Purple quadrant - weak hypothesis / cheap change

The same philosophy also applies if it is cheap to reverse the decision and you have a weaker hypothesis. In this case we want to see at least some statistical indication of a positive impact - typically a positive result at a lower statistical significance. Again, when you weigh the potential upside vs the risks, the upside wins out over time.

In both of these scenarios, we’re taking a pragmatic approach to roll out the changes. Here is why.

If we only allow ourselves to deploy changes that are provably beneficial already, we may lose out to competitors who are prepared to act on speculation or announcements of what Google might value more highly in the future.

When not to deploy

In the bottom half of the quadrant, we might recommend not deploying the change we tested for any of four reasons:

  1. The test has shown with statistical confidence that the change will have a negative impact
  2. While not reaching statistical significance, the data shows it is more likely damaging than helping, or hasn’t provided enough evidence of an uplift when considering a test with a relatively weak hypothesis
  3. The scale of the potential uplift is too small to justify the cost / maintenance of this feature
  4. It is a risky or costly change and the range of uncertainty is simply too wide to make a call to deploy based on the data

Orange quadrant - strong hypothesis / expensive change

The decision on whether or not to deploy gets trickier when the changes are more costly or harder to maintain. When this is the case we don’t recommend deploying without reasonably strong evidence of an uplift, because of the potential risks.

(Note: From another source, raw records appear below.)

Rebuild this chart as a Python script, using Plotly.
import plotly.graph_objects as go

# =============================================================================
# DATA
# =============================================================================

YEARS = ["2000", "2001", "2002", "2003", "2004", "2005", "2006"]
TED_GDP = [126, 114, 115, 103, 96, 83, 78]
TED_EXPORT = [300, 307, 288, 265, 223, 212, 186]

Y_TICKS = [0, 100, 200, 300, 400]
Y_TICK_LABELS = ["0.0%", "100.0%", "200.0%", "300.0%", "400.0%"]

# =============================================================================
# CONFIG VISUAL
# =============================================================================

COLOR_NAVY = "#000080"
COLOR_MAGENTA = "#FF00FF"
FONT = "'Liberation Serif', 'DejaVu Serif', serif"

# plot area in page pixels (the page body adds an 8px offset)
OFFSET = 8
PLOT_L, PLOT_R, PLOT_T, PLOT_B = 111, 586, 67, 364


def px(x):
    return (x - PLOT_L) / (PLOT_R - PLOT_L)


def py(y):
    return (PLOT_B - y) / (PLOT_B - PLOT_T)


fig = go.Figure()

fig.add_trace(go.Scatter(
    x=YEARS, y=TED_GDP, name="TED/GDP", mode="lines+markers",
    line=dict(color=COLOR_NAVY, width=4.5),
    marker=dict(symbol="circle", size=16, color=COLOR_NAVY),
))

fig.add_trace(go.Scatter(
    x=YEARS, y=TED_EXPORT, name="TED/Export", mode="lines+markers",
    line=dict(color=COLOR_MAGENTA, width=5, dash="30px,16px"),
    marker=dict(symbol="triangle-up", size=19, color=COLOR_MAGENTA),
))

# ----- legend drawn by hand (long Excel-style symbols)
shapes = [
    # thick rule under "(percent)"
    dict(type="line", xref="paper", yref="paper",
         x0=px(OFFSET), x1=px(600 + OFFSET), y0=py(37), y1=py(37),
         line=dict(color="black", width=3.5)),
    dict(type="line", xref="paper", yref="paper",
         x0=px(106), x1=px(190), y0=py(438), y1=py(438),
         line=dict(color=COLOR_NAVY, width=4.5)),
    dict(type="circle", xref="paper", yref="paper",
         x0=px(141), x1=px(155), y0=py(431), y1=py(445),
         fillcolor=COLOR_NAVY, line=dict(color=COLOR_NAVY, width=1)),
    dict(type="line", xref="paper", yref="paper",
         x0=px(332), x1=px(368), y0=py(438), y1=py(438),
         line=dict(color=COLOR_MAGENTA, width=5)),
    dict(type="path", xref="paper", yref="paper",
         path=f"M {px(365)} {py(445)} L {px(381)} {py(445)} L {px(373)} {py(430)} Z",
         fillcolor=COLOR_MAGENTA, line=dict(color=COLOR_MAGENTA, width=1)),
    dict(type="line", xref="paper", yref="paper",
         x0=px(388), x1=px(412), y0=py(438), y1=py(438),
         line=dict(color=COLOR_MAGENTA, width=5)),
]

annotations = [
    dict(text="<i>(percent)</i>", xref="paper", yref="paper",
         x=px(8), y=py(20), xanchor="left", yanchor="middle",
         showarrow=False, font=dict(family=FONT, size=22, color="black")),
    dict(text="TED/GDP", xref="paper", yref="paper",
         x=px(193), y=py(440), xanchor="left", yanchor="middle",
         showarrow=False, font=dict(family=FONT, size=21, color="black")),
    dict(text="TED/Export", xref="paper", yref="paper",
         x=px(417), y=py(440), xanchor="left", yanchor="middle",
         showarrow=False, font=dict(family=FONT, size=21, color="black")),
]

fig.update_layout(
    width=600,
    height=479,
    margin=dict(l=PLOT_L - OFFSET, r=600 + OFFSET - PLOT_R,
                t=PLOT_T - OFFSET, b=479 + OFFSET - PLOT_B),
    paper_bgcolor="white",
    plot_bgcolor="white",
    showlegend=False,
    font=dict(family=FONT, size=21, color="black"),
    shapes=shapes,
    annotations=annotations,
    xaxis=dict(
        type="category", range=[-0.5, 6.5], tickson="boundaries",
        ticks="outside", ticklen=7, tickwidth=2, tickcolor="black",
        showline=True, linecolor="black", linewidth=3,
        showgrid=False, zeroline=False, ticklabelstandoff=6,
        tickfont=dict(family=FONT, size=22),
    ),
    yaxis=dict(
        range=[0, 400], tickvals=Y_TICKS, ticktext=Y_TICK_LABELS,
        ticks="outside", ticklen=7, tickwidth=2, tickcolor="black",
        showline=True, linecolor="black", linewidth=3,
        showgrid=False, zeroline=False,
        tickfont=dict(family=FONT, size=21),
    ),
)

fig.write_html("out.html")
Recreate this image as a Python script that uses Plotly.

Grey quadrant - weak hypothesis / expensive change

When you have a weak hypothesis and it’s expensive we don’t recommend deploying without very strong evidence of an uplift. We only recommend deploying this kind of change when we reach true statistical significance.

Weighing the potential downsides to deploying non-statistically significant findings

Beyond the statistical risks (most obviously, the risk of deploying the occasional change that is actually negative), the biggest strategic challenge to this approach is that when we look back at a sequence of tests and enhancements, we won’t have strong numerical arguments for all of them to compare to their implementation cost.

It’s worth remembering that statistical confidence is worth something in the reviews / retrospectives that look at uplifts generated by the activity. We may find some customers push more towards waiting longer for statistical confidence and / or tweaking and re-running tests in search of stronger uplifts because they particularly value this confidence. This is fine, but our default approach is to seek the greatest business benefit for customers rather than the greatest certainty.

One of the other risks with this approach is the chance that serious experimentation teams and individuals with a scientific bent may feel that we are being misleading or dishonest. For instance, any language like “nearly significant” or “trending to significance” is widely derided and mocked.

When a test hasn’t reached statistical significance, then at worst we should act as if the data is noise rather than the temptation to assume it is evidence that the test has failed. In other words, you can use the strength of the hypothesis to make the case that you should deploy anyway, but without using the lower performance thresholds to make the case for additional tests in the same area or for developing new features based on the test.


In sum, going back to our decision framework, when in the top half of the quadrant, we weigh the benefits of quick decisions to deploy with the benefit of waiting for more data to get higher confidence or greater certainty of the magnitude of the uplift. The top half is about balancing probabilities, avoiding drops, and winning in the long run, while the bottom half is about justifying the cost of the change and getting ROI data.

In the long run, we aim to be successful by giving our customers a genuine competitive advantage. At the margin, if we have to choose between being certain something brings an uplift, or capturing any uplift that is there, we should choose the latter, especially when we believe there is only a small chance of a negative impact.